Circular dichroism studies and its comparison with time‐dependent density functional theory (TDDFT) calculations
Circular dichroism (CD) is a well‐established technique for studying chiral molecules, that measures the difference in absorbance of the left‐ and right‐handed circularly polarized light by chiral compounds as a function of wavelength. The line shape of the spectrum obtained is characteristic for the absolute configuration of the synthesized complex. Thus, to further analyze the stereochemistry of the complexes, the CD spectra of the complexes were studied in the solution‐state.[ 33 , 34 ] The crude sample from each reaction, used for IMMS, was dissolved in acetonitrile and was subjected to CD measurements. The experiments showed weak signals, confirming a small diastereomeric excess in the crude samples (see Figure SI‐6), which is in agreement with the IMMS studies. However, this is in contrast to the XRD measurements, where the prepared samples were enantiopure. To understand this problem, we measured the CD for several single crystals selected manually out of the crystal mixture by dissolving them in acetonitrile. Some of the crystals showed pronounced peaks with Δϵ values of about +/−300 L mol−1 cm−1 at 383 nm, whereas some other crystals showed a major difference in terms of Δϵ signal, which is lesser than 300 L mol−1 cm−1 (see Figure SI‐6). From this observation, it was clear that, on crystallization, only a few crystals formed were pure diastereomers, whereas the majority were not. Therefore, to achieve pure diastereomers in each case, we performed several recrystallizations, and over every recrystallization cycle, we found an improvement of signals for the bulk sample (see Figure SI‐7). After four recrystallizations, we achieved Δϵ intensities of the complexes, which were the same as that of the corresponding single crystal, and this remained the same even on further recrystallizations. Thus, several steps of recrystallizations have provided a new strategy to produce pure diastereomers in each case.

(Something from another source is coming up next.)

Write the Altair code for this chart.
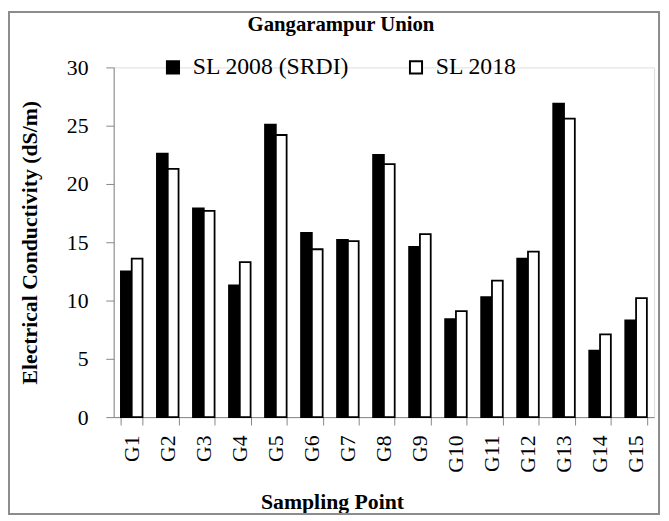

In Figure 5 the CD and UV‐Vis spectra of the fully resolved enantiomers recorded in acetonitrile solution at 25 °C are shown. The two intense bands at 270 nm and 370 nm are due to ligand‐centered (LC) π→π* transitions. [35] The band at 550 nm corresponds to the metal‐to‐ligand‐charge‐transfer (MLCT) transition, which is observed in LS complexes. [35] All these bands showed strong CD activities for the pure ΛS and ΔR enantiomers. Moreover, the CD signals were found to be exact mirror images with opposite sign of the bands. The most prominent feature in the spectra is the bisignate Cotton effect due to exciton coupling around 370 nm, which has a negative band for the ΛS isomer and a positive band for the ΔR isomer.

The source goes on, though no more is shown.